31/03/2010

Dans les sociétés arabes, l’individu rationnel aspire à séparer la religion de la politique dans l’espoir de répéter l’expérience de la sécularisation dans ces sociétés. Cependant lorsque l’on regarde ce sujet de plus près, nous constatons que nous sommes de plus en plus nombreux à demander la séparation totale et inconditionnelle entre la religion et la pensée avant sa séparation de la politique. Nous aspirons tous à une connaissance qui nous permet de découvrir de nouveaux horizons menant à des bienfaits individuels et collectifs. Ici, je pense qu’il est important de s’appuyer sur une pensée ouverte au changement, ne reposant pas sur des bases qui ne peuvent être révisées. Notre approbation des principes immuables va à l’encontre des changements qui affectent continuellement nos constantes environnementales temporelles.

Laissez-­nous au début revisiter le concept de la connaissance. La plupart du temps ce concept est confus au point que son sens fondamental est perdu. Il ne fait aucun doute que la connaissance repose sur une fondation constituée d’informations disponibles. Comme l’explique Naccache, l’expert en neurologie: «la connaissance est le récit du moi .» A chaque fois que nous tentons de découvrir ce que nous ignorons ou à chaque fois que nous cherchons une compréhension plus large de l’information dans le but de la transformer en un concept intellectuel, nous devons examiner de nouveau toutes nos croyances et tous nos concepts. A chaque introspection  nous devons nous dépouiller des préceptes du «moi» ancrés dans les croyances et les doctrines qui s’accumulent dans notre mémoire pour former une barrière tyrannique et oppressive qui rappelle le mur de Berlin. C’est pourquoi nous devons nous libérer de tout ce qui peut entraver notre chemin vers la connaissance. Cela devient possible que lorsque nous défions la structure du «moi» en acceptant des idées différentes et lorsque nous adoptons un mode de pensée fondé sur un double acte continu de destruction et de construction.

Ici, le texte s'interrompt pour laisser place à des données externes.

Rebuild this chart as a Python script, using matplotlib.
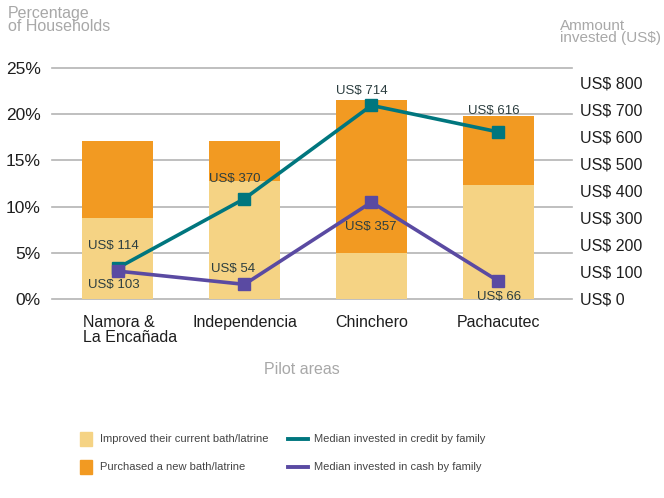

Quand nous essayons de définir la constitution du «moi» nous constatons qu’il est basé sur des doctrines acquises de la culture collective. C’est ce que nous appelons un récipient collectif car il maintient chaque individu sous des couches héritées de croyances, de visions et de notions. Le conteneur culturel le plus large recouvre et interfère avec un petit récipient fait de choses apprises et acquises dans notre environnement familial et éducatif.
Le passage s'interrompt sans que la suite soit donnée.